** start of PROVIDED DATA **

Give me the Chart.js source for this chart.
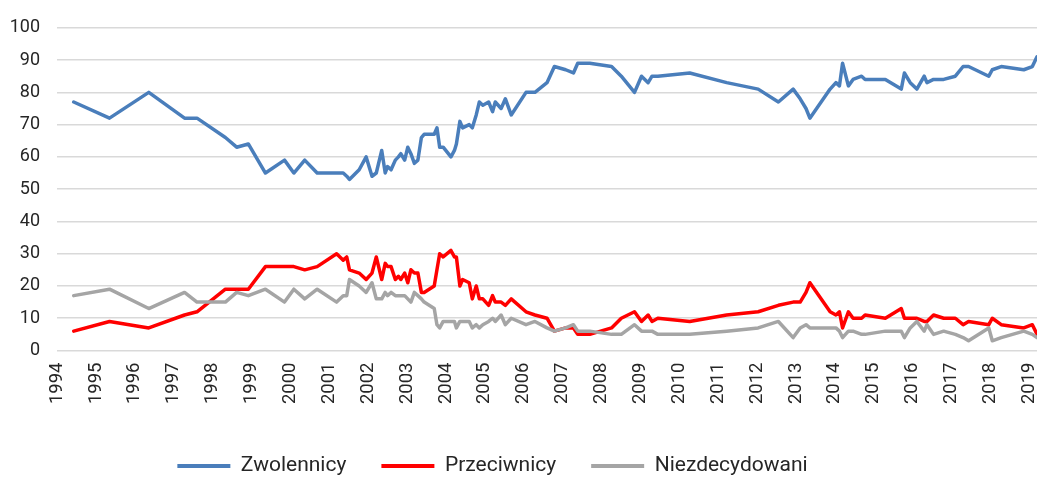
<!DOCTYPE html>
<html>
<head>
<meta charset="utf-8">
<script src="https://cdn.jsdelivr.net/npm/chart.js@4.4.1/dist/chart.umd.min.js"></script>
<style>
    body { margin: 0; background: #fff; }
    #wrap { width: 1037px; height: 478px; }
</style>
</head>
<body>
<div id="wrap"><canvas id="pollChart"></canvas></div>
<script>
// survey dates as decimal years
const dates = [
    1994.43, 1995.35, 1996.36, 1997.28, 1997.60, 1998.33, 1998.62, 1998.92, 1999.36, 1999.85,
    2000.09, 2000.37, 2000.69, 2001.19, 2001.36, 2001.45, 2001.52, 2001.77, 2001.95, 2002.10,
    2002.21, 2002.35, 2002.44, 2002.50, 2002.59, 2002.70, 2002.78, 2002.84, 2002.94, 2003.02,
    2003.10, 2003.19, 2003.28, 2003.37, 2003.44, 2003.70, 2003.77, 2003.84, 2003.93, 2004.13,
    2004.22, 2004.27, 2004.36, 2004.43, 2004.60, 2004.68, 2004.78, 2004.86, 2004.95, 2005.10,
    2005.20, 2005.27, 2005.42, 2005.53, 2005.68, 2006.06, 2006.29, 2006.60, 2006.79, 2007.08,
    2007.28, 2007.39, 2007.70, 2008.26, 2008.51, 2008.85, 2009.03, 2009.20, 2009.30, 2009.45,
    2010.27, 2011.22, 2012.03, 2012.55, 2012.93, 2013.11, 2013.26, 2013.36, 2013.88, 2014.03,
    2014.12, 2014.20, 2014.35, 2014.47, 2014.69, 2014.78, 2015.30, 2015.71, 2015.79, 2015.94,
    2016.11, 2016.30, 2016.37, 2016.54, 2016.80, 2017.10, 2017.30, 2017.44, 2017.96, 2018.05,
    2018.28, 2018.86, 2019.08, 2019.20
];

const zwolennicy = [
    77, 72, 80, 72, 72, 66, 63, 64, 55, 59,
    55, 59, 55, 55, 55, 54, 53, 56, 60, 54,
    55, 62, 55, 57, 56, 59, 60, 61, 59, 63,
    61, 58, 59, 66, 67, 67, 69, 63, 63, 60,
    62, 64, 71, 69, 70, 69, 73, 77, 76, 77,
    74, 77, 75, 78, 73, 80, 80, 83, 88, 87,
    86, 89, 89, 88, 85, 80, 85, 83, 85, 85,
    86, 83, 81, 77, 81, 78, 75, 72, 81, 83,
    82, 89, 82, 84, 85, 84, 84, 81, 86, 83,
    81, 85, 83, 84, 84, 85, 88, 88, 85, 87,
    88, 87, 88, 91
];

const przeciwnicy = [
    6, 9, 7, 11, 12, 19, 19, 19, 26, 26,
    26, 25, 26, 30, 28, 29, 25, 24, 22, 24,
    29, 22, 27, 26, 26, 22, 23, 22, 24, 21,
    25, 24, 24, 18, 18, 20, 25, 30, 29, 31,
    29, 29, 20, 22, 21, 16, 20, 16, 16, 14,
    17, 15, 15, 14, 16, 12, 11, 10, 6, 7,
    7, 5, 5, 7, 10, 12, 9, 11, 9, 10,
    9, 11, 12, 14, 15, 15, 18, 21, 12, 11,
    12, 7, 12, 10, 10, 11, 10, 13, 10, 10,
    10, 9, 9, 11, 10, 10, 8, 9, 8, 10,
    8, 7, 8, 5
];

const niezdecydowani = [
    17, 19, 13, 18, 15, 15, 18, 17, 19, 15,
    19, 16, 19, 15, 17, 17, 22, 20, 18, 21,
    16, 16, 18, 17, 18, 17, 17, 17, 17, 16,
    15, 18, 17, 16, 15, 13, 8, 7, 9, 9,
    9, 7, 9, 9, 9, 7, 8, 7, 8, 9,
    10, 9, 11, 8, 10, 8, 9, 7, 6, 7,
    8, 6, 6, 5, 5, 8, 6, 6, 6, 5,
    5, 6, 7, 9, 4, 7, 8, 7, 7, 7,
    6, 4, 6, 6, 5, 5, 6, 6, 4, 7,
    9, 6, 8, 5, 6, 5, 4, 3, 7, 3,
    4, 6, 5, 4
];

const seriesNames = ['Zwolennicy', 'Przeciwnicy', 'Niezdecydowani'];
const yTicks = [0, 10, 20, 30, 40, 50, 60, 70, 80, 90, 100];

const textColor = '#262626';
const colors = ['rgb(74, 126, 187)', 'rgb(255, 0, 0)', 'rgb(165, 165, 165)'];

function toPoints(values) {
    return values.map((v, i) => ({ x: dates[i], y: v }));
}

function makeSet(idx, values) {
    return {
        label: seriesNames[idx],
        data: toPoints(values),
        borderColor: colors[idx],
        backgroundColor: colors[idx],
        borderWidth: 3.5,
        borderJoinStyle: 'round',
        borderCapStyle: 'round',
        pointRadius: 0,
        tension: 0,
        order: 2 - idx
    };
}

// move the legend row to where the original has it
const legendPlace = {
    id: 'legendPlace',
    afterLayout(chart) {
        const lg = chart.legend;
        if (!lg) return;
        const pad = lg.options.labels.padding;
        const fs = lg.options.labels.font.size;
        const top = 466 - pad - fs / 2;
        const h = lg.bottom - lg.top;
        lg.top = top;
        lg.bottom = top + h;
        lg.left -= 26;
        lg.right -= 26;
    }
};

const ctx = document.getElementById('pollChart');

new Chart(ctx, {
    type: 'line',
    data: {
        datasets: [
            makeSet(0, zwolennicy),
            makeSet(1, przeciwnicy),
            makeSet(2, niezdecydowani)
        ]
    },
    plugins: [legendPlace],
    options: {
        responsive: true,
        maintainAspectRatio: false,
        animation: false,
        layout: {
            padding: { top: 24, right: 0, bottom: 0, left: 0 }
        },
        plugins: {
            tooltip: { enabled: false },
            legend: {
                position: 'bottom',
                labels: {
                    color: textColor,
                    font: { family: 'Roboto', size: 21 },
                    boxWidth: 53,
                    boxHeight: 4,
                    padding: 35,
                    sort: (a, b) => a.datasetIndex - b.datasetIndex,
                    generateLabels: (chart) =>
                        Chart.defaults.plugins.legend.labels.generateLabels(chart)
                            .map(l => ({ ...l, lineWidth: 0 }))
                }
            }
        },
        scales: {
            x: {
                type: 'linear',
                min: 1994,
                max: 2019.2,
                grid: { display: false, drawTicks: false },
                border: { display: false },
                ticks: {
                    stepSize: 1,
                    includeBounds: false,
                    autoSkip: false,
                    minRotation: 90,
                    maxRotation: 90,
                    padding: 12,
                    color: textColor,
                    font: { family: 'Roboto', size: 18.5 },
                    callback: (v) => String(v)
                },
                afterFit: (scale) => {
                    scale.height = 61.5;
                    scale.paddingLeft = 0;
                    scale.paddingRight = 0;
                }
            },
            y: {
                min: 0,
                max: 100,
                afterBuildTicks: (scale) => {
                    scale.ticks = yTicks.map(v => ({ value: v }));
                },
                grid: { color: '#d9d9d9', lineWidth: 1.5, drawTicks: false },
                border: { display: false },
                ticks: {
                    padding: 17,
                    color: textColor,
                    font: { family: 'Roboto', size: 18 }
                },
                afterFit: (scale) => { scale.width = 57; }
            }
        }
    }
});
</script>
</body>
</html>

** end of PROVIDED DATA **

• _WRITTEN TASK_:
Reproduce the whole listing word for word, setting aside any pictures.

• _EXERCISE ANSWER_:
Give me the Chart.js source for this chart.
<!DOCTYPE html>
<html>
<head>
<meta charset="utf-8">
<script src="https://cdn.jsdelivr.net/npm/chart.js@4.4.1/dist/chart.umd.min.js"></script>
<style>
    body { margin: 0; background: #fff; }
    #wrap { width: 1037px; height: 478px; }
</style>
</head>
<body>
<div id="wrap"><canvas id="pollChart"></canvas></div>
<script>
// survey dates as decimal years
const dates = [
    1994.43, 1995.35, 1996.36, 1997.28, 1997.60, 1998.33, 1998.62, 1998.92, 1999.36, 1999.85,
    2000.09, 2000.37, 2000.69, 2001.19, 2001.36, 2001.45, 2001.52, 2001.77, 2001.95, 2002.10,
    2002.21, 2002.35, 2002.44, 2002.50, 2002.59, 2002.70, 2002.78, 2002.84, 2002.94, 2003.02,
    2003.10, 2003.19, 2003.28, 2003.37, 2003.44, 2003.70, 2003.77, 2003.84, 2003.93, 2004.13,
    2004.22, 2004.27, 2004.36, 2004.43, 2004.60, 2004.68, 2004.78, 2004.86, 2004.95, 2005.10,
    2005.20, 2005.27, 2005.42, 2005.53, 2005.68, 2006.06, 2006.29, 2006.60, 2006.79, 2007.08,
    2007.28, 2007.39, 2007.70, 2008.26, 2008.51, 2008.85, 2009.03, 2009.20, 2009.30, 2009.45,
    2010.27, 2011.22, 2012.03, 2012.55, 2012.93, 2013.11, 2013.26, 2013.36, 2013.88, 2014.03,
    2014.12, 2014.20, 2014.35, 2014.47, 2014.69, 2014.78, 2015.30, 2015.71, 2015.79, 2015.94,
    2016.11, 2016.30, 2016.37, 2016.54, 2016.80, 2017.10, 2017.30, 2017.44, 2017.96, 2018.05,
    2018.28, 2018.86, 2019.08, 2019.20
];

const zwolennicy = [
    77, 72, 80, 72, 72, 66, 63, 64, 55, 59,
    55, 59, 55, 55, 55, 54, 53, 56, 60, 54,
    55, 62, 55, 57, 56, 59, 60, 61, 59, 63,
    61, 58, 59, 66, 67, 67, 69, 63, 63, 60,
    62, 64, 71, 69, 70, 69, 73, 77, 76, 77,
    74, 77, 75, 78, 73, 80, 80, 83, 88, 87,
    86, 89, 89, 88, 85, 80, 85, 83, 85, 85,
    86, 83, 81, 77, 81, 78, 75, 72, 81, 83,
    82, 89, 82, 84, 85, 84, 84, 81, 86, 83,
    81, 85, 83, 84, 84, 85, 88, 88, 85, 87,
    88, 87, 88, 91
];

const przeciwnicy = [
    6, 9, 7, 11, 12, 19, 19, 19, 26, 26,
    26, 25, 26, 30, 28, 29, 25, 24, 22, 24,
    29, 22, 27, 26, 26, 22, 23, 22, 24, 21,
    25, 24, 24, 18, 18, 20, 25, 30, 29, 31,
    29, 29, 20, 22, 21, 16, 20, 16, 16, 14,
    17, 15, 15, 14, 16, 12, 11, 10, 6, 7,
    7, 5, 5, 7, 10, 12, 9, 11, 9, 10,
    9, 11, 12, 14, 15, 15, 18, 21, 12, 11,
    12, 7, 12, 10, 10, 11, 10, 13, 10, 10,
    10, 9, 9, 11, 10, 10, 8, 9, 8, 10,
    8, 7, 8, 5
];

const niezdecydowani = [
    17, 19, 13, 18, 15, 15, 18, 17, 19, 15,
    19, 16, 19, 15, 17, 17, 22, 20, 18, 21,
    16, 16, 18, 17, 18, 17, 17, 17, 17, 16,
    15, 18, 17, 16, 15, 13, 8, 7, 9, 9,
    9, 7, 9, 9, 9, 7, 8, 7, 8, 9,
    10, 9, 11, 8, 10, 8, 9, 7, 6, 7,
    8, 6, 6, 5, 5, 8, 6, 6, 6, 5,
    5, 6, 7, 9, 4, 7, 8, 7, 7, 7,
    6, 4, 6, 6, 5, 5, 6, 6, 4, 7,
    9, 6, 8, 5, 6, 5, 4, 3, 7, 3,
    4, 6, 5, 4
];

const seriesNames = ['Zwolennicy', 'Przeciwnicy', 'Niezdecydowani'];
const yTicks = [0, 10, 20, 30, 40, 50, 60, 70, 80, 90, 100];

const textColor = '#262626';
const colors = ['rgb(74, 126, 187)', 'rgb(255, 0, 0)', 'rgb(165, 165, 165)'];

function toPoints(values) {
    return values.map((v, i) => ({ x: dates[i], y: v }));
}

function makeSet(idx, values) {
    return {
        label: seriesNames[idx],
        data: toPoints(values),
        borderColor: colors[idx],
        backgroundColor: colors[idx],
        borderWidth: 3.5,
        borderJoinStyle: 'round',
        borderCapStyle: 'round',
        pointRadius: 0,
        tension: 0,
        order: 2 - idx
    };
}

// move the legend row to where the original has it
const legendPlace = {
    id: 'legendPlace',
    afterLayout(chart) {
        const lg = chart.legend;
        if (!lg) return;
        const pad = lg.options.labels.padding;
        const fs = lg.options.labels.font.size;
        const top = 466 - pad - fs / 2;
        const h = lg.bottom - lg.top;
        lg.top = top;
        lg.bottom = top + h;
        lg.left -= 26;
        lg.right -= 26;
    }
};

const ctx = document.getElementById('pollChart');

new Chart(ctx, {
    type: 'line',
    data: {
        datasets: [
            makeSet(0, zwolennicy),
            makeSet(1, przeciwnicy),
            makeSet(2, niezdecydowani)
        ]
    },
    plugins: [legendPlace],
    options: {
        responsive: true,
        maintainAspectRatio: false,
        animation: false,
        layout: {
            padding: { top: 24, right: 0, bottom: 0, left: 0 }
        },
        plugins: {
            tooltip: { enabled: false },
            legend: {
                position: 'bottom',
                labels: {
                    color: textColor,
                    font: { family: 'Roboto', size: 21 },
                    boxWidth: 53,
                    boxHeight: 4,
                    padding: 35,
                    sort: (a, b) => a.datasetIndex - b.datasetIndex,
                    generateLabels: (chart) =>
                        Chart.defaults.plugins.legend.labels.generateLabels(chart)
                            .map(l => ({ ...l, lineWidth: 0 }))
                }
            }
        },
        scales: {
            x: {
                type: 'linear',
                min: 1994,
                max: 2019.2,
                grid: { display: false, drawTicks: false },
                border: { display: false },
                ticks: {
                    stepSize: 1,
                    includeBounds: false,
                    autoSkip: false,
                    minRotation: 90,
                    maxRotation: 90,
                    padding: 12,
                    color: textColor,
                    font: { family: 'Roboto', size: 18.5 },
                    callback: (v) => String(v)
                },
                afterFit: (scale) => {
                    scale.height = 61.5;
                    scale.paddingLeft = 0;
                    scale.paddingRight = 0;
                }
            },
            y: {
                min: 0,
                max: 100,
                afterBuildTicks: (scale) => {
                    scale.ticks = yTicks.map(v => ({ value: v }));
                },
                grid: { color: '#d9d9d9', lineWidth: 1.5, drawTicks: false },
                border: { display: false },
                ticks: {
                    padding: 17,
                    color: textColor,
                    font: { family: 'Roboto', size: 18 }
                },
                afterFit: (scale) => { scale.width = 57; }
            }
        }
    }
});
</script>
</body>
</html>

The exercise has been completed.